Earnings Almost Spot On

Glomac’s FY10 results were almost spot on with our estimates and 9% above consensus numbers. Although y-o-y FY10 turnover dipped 8%, net profit jumped 27% as progress billings on some of its high-margin projects picked up pace as well as recognition of earnings from some land sale and gains from the monetisation of two investment assets. Incorporating certain key launches slated for FY11 into our forecasts, we are upgrading our FY11 earnings forecast marginally by 8.5% and introduce our FY12 numbers. The proposed final dividend of 4.5 sen was better than we expected, bringing the total FY10 gross dividend to 8.5 sen (vs 7.0 sen in FY09). Despite the earnings upgrade, we are fine-tuning our CY10 target price to RM1.81 (from RM1.83) to reflect some marginal fine-tuning to certain balance sheet items. Maintain Trading Buy.

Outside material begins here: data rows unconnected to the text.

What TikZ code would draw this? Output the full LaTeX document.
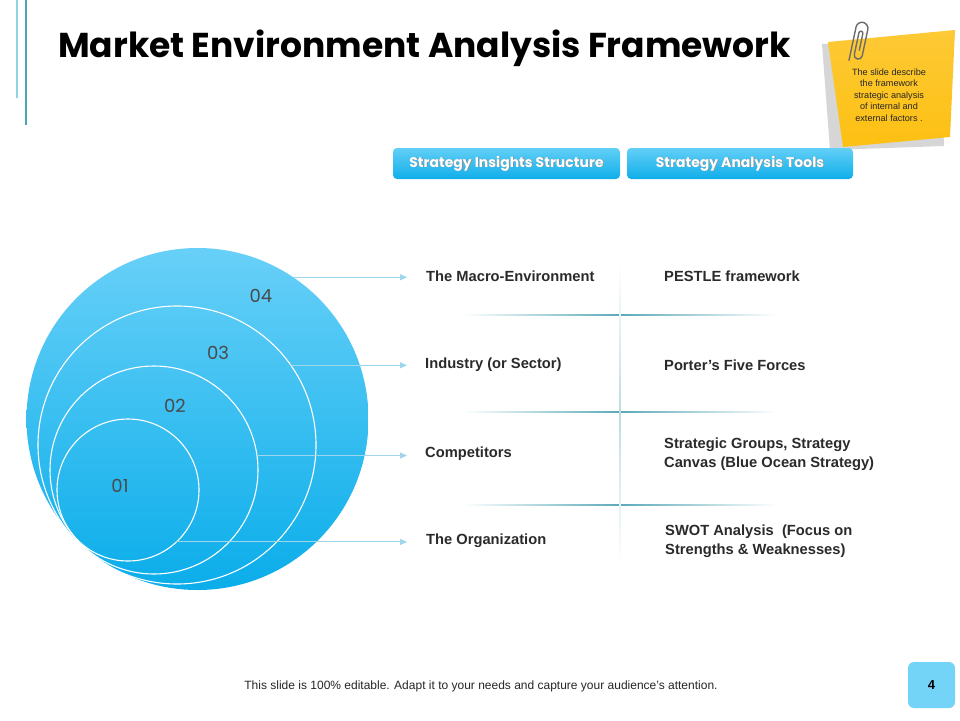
\documentclass[tikz,border=0pt]{standalone}
\usepackage{fontspec}
\setmainfont{Liberation Sans}
\newfontfamily\geo{Poppins}
\usetikzlibrary{arrows.meta,shapes.geometric}
\definecolor{circtop}{HTML}{68D0F8}
\definecolor{circbot}{HTML}{0AADEA}
\definecolor{btntop}{HTML}{62CFF6}
\definecolor{btnbot}{HTML}{10AEEA}
\definecolor{arrcol}{HTML}{9FD6EC}
\definecolor{sepcol}{HTML}{5AA9B8}
\definecolor{txtcol}{HTML}{2A2A2A}
\definecolor{noteyel}{HTML}{FDC012}
\definecolor{notegray}{HTML}{D6D6D6}
\definecolor{pagebox}{HTML}{74D4F8}
\definecolor{lineA}{HTML}{8FD3E6}
\definecolor{lineB}{HTML}{4BA6B7}
\begin{document}
\begin{tikzpicture}[x=1pt,y=-1pt,
  ring/.style={circle, inner sep=0pt, outer sep=0pt, draw=white, line width=1.1pt},
  numlbl/.style={font=\geo\fontsize{18}{18}\selectfont, text=txtcol!85},
  arr/.style={draw=arrcol, line width=0.9pt, -{Triangle[length=7pt,width=6pt]}},
  lefttxt/.style={anchor=west, inner sep=0pt, font=\bfseries\fontsize{14.7}{17}\selectfont, text=txtcol},
  righttxt/.style={anchor=west, inner sep=0pt, align=left, font=\bfseries\fontsize{14.7}{18.5}\selectfont, text=txtcol},
  btn/.style={rounded corners=4pt, top color=btntop, bottom color=btnbot, minimum height=31pt, inner sep=0pt},
  btntxt/.style={font=\geo\bfseries\fontsize{14}{14}\selectfont, text=white},
  btnshadow/.style={font=\geo\bfseries\fontsize{14}{14}\selectfont, text=black!45}
]
\useasboundingbox (0,0) rectangle (960,720);
\fill[white] (0,0) rectangle (960,720);

% top-left accent lines
\draw[lineA, line width=1.6pt] (17,0) -- (17,98);
\draw[lineB, line width=2pt] (26,0) -- (26,125);

% title
\node[anchor=west, inner sep=0pt, font=\geo\bfseries\fontsize{34.5}{36}\selectfont, text=black] (title) at (58,48) {Market Environment Analysis Framework};

% sticky note
\fill[notegray] (822,44) -- (940,40) -- (944,146) -- (830,150) -- cycle;
\shade[top color=noteyel!85!white, bottom color=noteyel] (828,42) -- (955,30) -- (950,137) -- (843,147) -- cycle;
\node[align=center, inner sep=0pt, font=\fontsize{9.1}{11.6}\selectfont, text=black!85] (note) at (889,95)
  {The slide describe\\the framework\\strategic analysis\\of internal and\\external factors .};
\draw[gray!85!black, line width=1.4pt, line cap=round, rotate around={-12:(859,42)}]
  (853,62) -- (853,28) arc(180:360:6) -- (865,55) arc(0:180:4) -- (857,33) arc(180:360:2) -- (861,50);

% header buttons
\node[btn, minimum width=227pt] (b1) at (506.5,163.5) {};
\node[btnshadow] at ([xshift=0.8pt,yshift=-0.8pt]b1.center) {Strategy Insights Structure};
\node[btntxt] (b1t) at (b1.center) {Strategy Insights Structure};
\node[btn, minimum width=226pt] (b2) at (740,163.5) {};
\node[btnshadow] at ([xshift=0.8pt,yshift=-0.8pt]b2.center) {Strategy Analysis Tools};
\node[btntxt] (b2t) at (b2.center) {Strategy Analysis Tools};

% nested circles
\node[circle, inner sep=0pt, outer sep=0pt, minimum size=342pt, top color=circtop, bottom color=circbot] (c4) at (197.5,419) {};
\node[ring, minimum size=278pt] (c3) at (177,445) {};
\node[ring, minimum size=208pt] (c2) at (154,470) {};
\node[ring, minimum size=142pt] (c1) at (128,490) {};

\node[numlbl] (n4) at (261,296) {04};
\node[numlbl] (n3) at (218,353) {03};
\node[numlbl] (n2) at (175,406) {02};
\node[numlbl] (n1) at (120,486) {01};

% separators
\shade[left color=white, right color=white, middle color=sepcol] (463,314.5) rectangle (777,315.7);
\shade[left color=white, right color=white, middle color=sepcol] (463,411.5) rectangle (777,412.7);
\shade[left color=white, right color=white, middle color=sepcol] (463,504.5) rectangle (777,505.7);
\shade[top color=white, bottom color=white, middle color=sepcol!40] (619.6,262) rectangle (620.6,565);

% left labels
\node[lefttxt] (m1) at (426,276) {The Macro-Environment};
\node[lefttxt] (m2) at (425,365) {Industry (or Sector)};
\node[lefttxt] (m3) at (425,454) {Competitors};
\node[lefttxt] (m4) at (426,541) {The Organization};

% right labels
\node[righttxt] (r1) at (664,276) {PESTLE framework};
\node[righttxt] (r2) at (664,365) {Porter’s Five Forces};
\node[righttxt] (r3) at (664,454) {Strategic Groups, Strategy\\Canvas (Blue Ocean Strategy)};
\node[righttxt] (r4) at (665,541) {SWOT Analysis \ (Focus on\\Strengths \& Weaknesses)};

% arrows
\path (c4.56.7 -| m1.west) ++(-19,0) coordinate (e1);
\path (c3.35.1 -| m2.west) ++(-18,0) coordinate (e2);
\path (c2.8.85 -| m3.west) ++(-18,0) coordinate (e3);
\path (c1.-47.1 -| m4.west) ++(-19,0) coordinate (e4);
\draw[arr] (c4.56.7) -- (e1);
\draw[arr] (c3.35.1) -- (e2);
\draw[arr] (c2.8.85) -- (e3);
\draw[arr] (c1.-47.1) -- (e4);

% footer
\node[inner sep=0pt, font=\fontsize{12}{13}\selectfont, text=black!85] (foot) at (481,686)
  {This slide is 100\% editable. Adapt it to your needs and capture your audience’s attention.};
\node[rounded corners=6pt, fill=pagebox, minimum width=47pt, minimum height=46pt, inner sep=0pt] (pg) at (931.5,685) {};
\node[font=\bfseries\fontsize{13}{13}\selectfont, text=black] (pgn) at (pg.center) {4};
\end{tikzpicture}
\end{document}
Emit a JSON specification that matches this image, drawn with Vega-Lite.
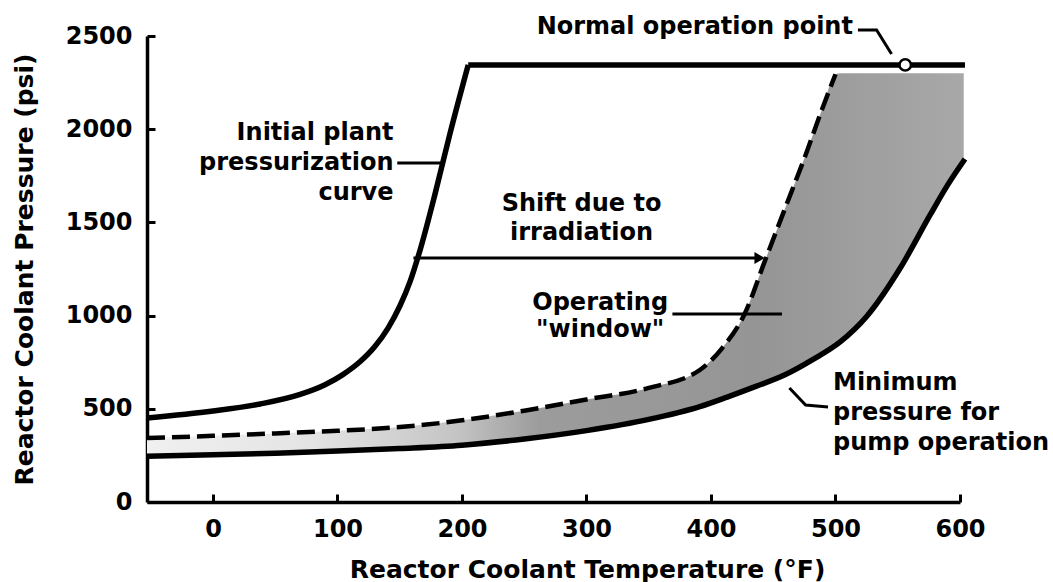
{
  "$schema": "https://vega.github.io/schema/vega-lite/v6.json",
  "width": 813,
  "height": 466,
  "autosize": {"type": "none"},
  "padding": {"left": 147, "top": 36, "right": 93, "bottom": 80},
  "background": "white",
  "config": {
    "view": {"stroke": null},
    "font": "DejaVu Sans",
    "text": {"font": "DejaVu Sans", "fontWeight": "bold", "fontSize": 24, "color": "black", "baseline": "middle"}
  },
  "datasets": {
    "band": [
      {"T": -53, "upper": 343, "lower": 245},
      {"T": 0, "upper": 355, "lower": 253},
      {"T": 50, "upper": 368, "lower": 262},
      {"T": 100, "upper": 382, "lower": 273},
      {"T": 150, "upper": 402, "lower": 287},
      {"T": 200, "upper": 438, "lower": 305},
      {"T": 250, "upper": 490, "lower": 338},
      {"T": 300, "upper": 550, "lower": 383},
      {"T": 350, "upper": 612, "lower": 443},
      {"T": 391, "upper": 708, "lower": 512},
      {"T": 409, "upper": 826, "lower": 553},
      {"T": 427, "upper": 1009, "lower": 598},
      {"T": 443, "upper": 1288, "lower": 638},
      {"T": 459, "upper": 1567, "lower": 681},
      {"T": 476, "upper": 1862, "lower": 743},
      {"T": 489, "upper": 2103, "lower": 795},
      {"T": 500, "upper": 2295, "lower": 843},
      {"T": 504, "upper": 2300, "lower": 860},
      {"T": 525, "upper": 2300, "lower": 995},
      {"T": 552, "upper": 2300, "lower": 1255},
      {"T": 576, "upper": 2300, "lower": 1540},
      {"T": 590, "upper": 2300, "lower": 1700},
      {"T": 603, "upper": 2300, "lower": 1835}
    ],
    "curves": [
      {"curve": "Initial plant pressurization curve", "part": "rise", "T": -53, "P": 451},
      {"curve": "Initial plant pressurization curve", "part": "rise", "T": 0, "P": 488},
      {"curve": "Initial plant pressurization curve", "part": "rise", "T": 38, "P": 526},
      {"curve": "Initial plant pressurization curve", "part": "rise", "T": 70, "P": 577},
      {"curve": "Initial plant pressurization curve", "part": "rise", "T": 90, "P": 629},
      {"curve": "Initial plant pressurization curve", "part": "rise", "T": 104, "P": 682},
      {"curve": "Initial plant pressurization curve", "part": "rise", "T": 118, "P": 752},
      {"curve": "Initial plant pressurization curve", "part": "rise", "T": 130, "P": 834},
      {"curve": "Initial plant pressurization curve", "part": "rise", "T": 140.6, "P": 933},
      {"curve": "Initial plant pressurization curve", "part": "rise", "T": 150.2, "P": 1053},
      {"curve": "Initial plant pressurization curve", "part": "rise", "T": 158.2, "P": 1181},
      {"curve": "Initial plant pressurization curve", "part": "rise", "T": 166.3, "P": 1351},
      {"curve": "Initial plant pressurization curve", "part": "rise", "T": 178.3, "P": 1651},
      {"curve": "Initial plant pressurization curve", "part": "rise", "T": 190.4, "P": 1978},
      {"curve": "Initial plant pressurization curve", "part": "rise", "T": 205, "P": 2345},
      {"curve": "Initial plant pressurization curve", "part": "plateau", "T": 205, "P": 2345},
      {"curve": "Initial plant pressurization curve", "part": "plateau", "T": 604, "P": 2345},
      {"curve": "Minimum pressure for pump operation", "part": "all", "T": -53, "P": 245},
      {"curve": "Minimum pressure for pump operation", "part": "all", "T": 0, "P": 253},
      {"curve": "Minimum pressure for pump operation", "part": "all", "T": 50, "P": 262},
      {"curve": "Minimum pressure for pump operation", "part": "all", "T": 100, "P": 273},
      {"curve": "Minimum pressure for pump operation", "part": "all", "T": 150, "P": 287},
      {"curve": "Minimum pressure for pump operation", "part": "all", "T": 200, "P": 305},
      {"curve": "Minimum pressure for pump operation", "part": "all", "T": 250, "P": 338},
      {"curve": "Minimum pressure for pump operation", "part": "all", "T": 300, "P": 383},
      {"curve": "Minimum pressure for pump operation", "part": "all", "T": 350, "P": 443},
      {"curve": "Minimum pressure for pump operation", "part": "all", "T": 391, "P": 512},
      {"curve": "Minimum pressure for pump operation", "part": "all", "T": 413, "P": 563},
      {"curve": "Minimum pressure for pump operation", "part": "all", "T": 436, "P": 620},
      {"curve": "Minimum pressure for pump operation", "part": "all", "T": 459, "P": 681},
      {"curve": "Minimum pressure for pump operation", "part": "all", "T": 482, "P": 765},
      {"curve": "Minimum pressure for pump operation", "part": "all", "T": 504, "P": 860},
      {"curve": "Minimum pressure for pump operation", "part": "all", "T": 525, "P": 995},
      {"curve": "Minimum pressure for pump operation", "part": "all", "T": 552, "P": 1255},
      {"curve": "Minimum pressure for pump operation", "part": "all", "T": 576, "P": 1540},
      {"curve": "Minimum pressure for pump operation", "part": "all", "T": 590, "P": 1700},
      {"curve": "Minimum pressure for pump operation", "part": "all", "T": 604, "P": 1840}
    ],
    "shifted": [
      {"T": -53, "P": 343},
      {"T": 0, "P": 355},
      {"T": 50, "P": 368},
      {"T": 100, "P": 382},
      {"T": 150, "P": 402},
      {"T": 200, "P": 438},
      {"T": 250, "P": 490},
      {"T": 300, "P": 550},
      {"T": 350, "P": 612},
      {"T": 391, "P": 708},
      {"T": 409, "P": 826},
      {"T": 427, "P": 1009},
      {"T": 443, "P": 1288},
      {"T": 459, "P": 1567},
      {"T": 476, "P": 1862},
      {"T": 489, "P": 2103},
      {"T": 500, "P": 2295}
    ],
    "leaders": [
      {"id": "op", "k": 1, "T": 518, "P": 2532},
      {"id": "op", "k": 2, "T": 533, "P": 2532},
      {"id": "op", "k": 3, "T": 545, "P": 2403},
      {"id": "init", "k": 1, "T": 148, "P": 1819},
      {"id": "init", "k": 2, "T": 184, "P": 1819},
      {"id": "window", "k": 1, "T": 369, "P": 1009},
      {"id": "window", "k": 2, "T": 457, "P": 1009},
      {"id": "min", "k": 1, "T": 463, "P": 612},
      {"id": "min", "k": 2, "T": 476, "P": 520},
      {"id": "min", "k": 3, "T": 494, "P": 510},
      {"id": "shift", "k": 1, "T": 161, "P": 1309},
      {"id": "shift", "k": 2, "T": 438, "P": 1309}
    ],
    "arrowheads": [{"id": "shift", "T": 439, "P": 1309}],
    "points": [{"name": "Normal operation point", "T": 556, "P": 2345}],
    "notes": [
      {"id": "op", "label": "Normal operation point", "T": 514, "P": 2548},
      {"id": "init", "label": "Initial plant\npressurization\ncurve", "T": 145, "P": 1980},
      {"id": "shift", "label": "Shift due to\nirradiation", "T": 296, "P": 1599},
      {"id": "window", "label": "Operating\n\"window\"", "T": 311, "P": 1068},
      {"id": "min", "label": "Minimum\npressure for\npump operation", "T": 498, "P": 638}
    ]
  },
  "encoding": {
    "x": {
      "field": "T", "type": "quantitative",
      "scale": {"domain": [-53, 600], "nice": false, "zero": false},
      "axis": {
        "title": "Reactor Coolant Temperature (°F)",
        "values": [0, 100, 200, 300, 400, 500, 600],
        "format": "d",
        "grid": false, "tickSize": -8, "tickWidth": 3, "tickColor": "black",
        "domainColor": "black", "domainWidth": 3.5,
        "labelFont": "DejaVu Sans", "labelFontWeight": "bold", "labelFontSize": 24, "labelColor": "black",
        "labelPadding": 23, "labelFlush": false, "labelOverlap": false,
        "titleFont": "DejaVu Sans", "titleFontWeight": "bold", "titleFontSize": 25, "titleColor": "black",
        "titlePadding": 16, "titleX": 440
      }
    },
    "y": {
      "field": "P", "type": "quantitative",
      "scale": {"domain": [0, 2500], "nice": false},
      "axis": {
        "title": "Reactor Coolant Pressure (psi)",
        "values": [0, 500, 1000, 1500, 2000, 2500],
        "format": "d",
        "grid": false, "tickSize": -8, "tickWidth": 3, "tickColor": "black",
        "domainColor": "black", "domainWidth": 3.5,
        "labelFont": "DejaVu Sans", "labelFontWeight": "bold", "labelFontSize": 24, "labelColor": "black",
        "labelPadding": 23, "labelFlush": false, "labelOverlap": false,
        "titleFont": "DejaVu Sans", "titleFontWeight": "bold", "titleFontSize": 25, "titleColor": "black",
        "titlePadding": 28
      }
    }
  },
  "layer": [
    {
      "data": {"name": "band"},
      "mark": {
        "type": "area", "interpolate": "monotone",
        "fill": {
          "gradient": "linear", "x1": 0, "x2": 1, "y1": 0, "y2": 0,
          "stops": [
            {"offset": 0, "color": "#f0f0f0"},
            {"offset": 0.2, "color": "#e4e4e4"},
            {"offset": 0.38, "color": "#c4c4c4"},
            {"offset": 0.48, "color": "#9c9c9c"},
            {"offset": 0.75, "color": "#959595"},
            {"offset": 1, "color": "#a8a8a8"}
          ]
        }
      },
      "encoding": {
        "y": {
          "field": "upper", "type": "quantitative",
          "scale": {"domain": [0, 2500], "nice": false},
          "axis": {
            "title": "Reactor Coolant Pressure (psi)",
            "values": [0, 500, 1000, 1500, 2000, 2500],
            "format": "d",
            "grid": false, "tickSize": -8, "tickWidth": 3, "tickColor": "black",
            "domainColor": "black", "domainWidth": 3.5,
            "labelFont": "DejaVu Sans", "labelFontWeight": "bold", "labelFontSize": 24, "labelColor": "black",
            "labelPadding": 23, "labelFlush": false, "labelOverlap": false,
            "titleFont": "DejaVu Sans", "titleFontWeight": "bold", "titleFontSize": 25, "titleColor": "black",
            "titlePadding": 28
          }
        },
        "y2": {"field": "lower"}
      }
    },
    {
      "data": {"name": "curves"},
      "mark": {"type": "line", "interpolate": "monotone", "color": "black", "strokeWidth": 5.5, "strokeCap": "butt"},
      "encoding": {"detail": [{"field": "curve"}, {"field": "part"}]}
    },
    {
      "data": {"name": "shifted"},
      "mark": {"type": "line", "interpolate": "monotone", "color": "black", "strokeWidth": 4.5, "strokeDash": [18, 7]},
      "encoding": {}
    },
    {
      "data": {"name": "leaders"},
      "mark": {"type": "line", "color": "black", "strokeWidth": 3},
      "encoding": {"detail": {"field": "id"}, "order": {"field": "k"}}
    },
    {
      "data": {"name": "arrowheads"},
      "mark": {"type": "point", "shape": "triangle-right", "filled": true, "color": "black", "size": 140, "opacity": 1},
      "encoding": {}
    },
    {
      "data": {"name": "points"},
      "mark": {"type": "point", "shape": "circle", "filled": true, "fill": "white", "stroke": "black", "strokeWidth": 2.5, "size": 130, "opacity": 1},
      "encoding": {}
    },
    {
      "data": {"name": "notes"},
      "transform": [{"filter": "datum.id === 'op' || datum.id === 'init'"}],
      "mark": {"type": "text", "align": "right", "lineBreak": "\n", "lineHeight": 30},
      "encoding": {"text": {"field": "label"}}
    },
    {
      "data": {"name": "notes"},
      "transform": [{"filter": "datum.id === 'shift'"}],
      "mark": {"type": "text", "align": "center", "lineBreak": "\n", "lineHeight": 29},
      "encoding": {"text": {"field": "label"}}
    },
    {
      "data": {"name": "notes"},
      "transform": [{"filter": "datum.id === 'window'"}],
      "mark": {"type": "text", "align": "center", "lineBreak": "\n", "lineHeight": 27},
      "encoding": {"text": {"field": "label"}}
    },
    {
      "data": {"name": "notes"},
      "transform": [{"filter": "datum.id === 'min'"}],
      "mark": {"type": "text", "align": "left", "lineBreak": "\n", "lineHeight": 30},
      "encoding": {"text": {"field": "label"}}
    }
  ]
}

Strong earnings recovery, margin expansion. Although FY10 turnover fell marginally by 8% y-o-y, net profit improved significantly by 27%. Turnover fell due to: (i) full completion of Suria Stonor, a key earnings contributor in FY09; and (ii) the full impact from recently launched projects such as Glomac Damansara and Glomac Cyberjaya would only be felt more meaningfully in FY11 and onwards as progress billings pick up. On the other hand, the improvement in bottom line and earnings margin expansion was mainly due to: (i) stronger earnings from Bandar Saujana Utama and the high-margin Glomac Tower as well as, to a smaller extent, Glomac Damansara; and (ii) gain from the recent monetisation of Wisma Glomac 3 and Block B Glomac Business Centre.

A great year = higher dividend. With much improved earnings performance in FY10, the final dividend of 4.5 sen beat our expectation. This brings the total FY10 gross dividend to 8.5 sen (vs. 7.0sen in FY09). Based on the last closing price, this would translate into a gross yield of 6.7%.

Earnings forecasts upgraded. Management guided that Glomac would be launching its RM145m retail mall and RM240m 2-block serviced apartments, both in Glomac Damansara, in FY11. As the former is likely to be marketed as an en bloc sale and to be prudent, we are not including this into our earnings forecast for now. Incorporating the latter project into our earnings forecast, with construction works to begin in 2HFY11, we are upgrading our FY11 earnings projection marginally by 8.5%.

Maintain Trading Buy.
Despite the earnings upgrade, we are fine-tuning our CY10 target price to RM1.81 (from RM1.83) based on 0.94x CY10 P/NTA, at which most mid-cap property stocks are trading, to reflect some fine-tuning on certain balance sheet items. Maintain Trading Buy.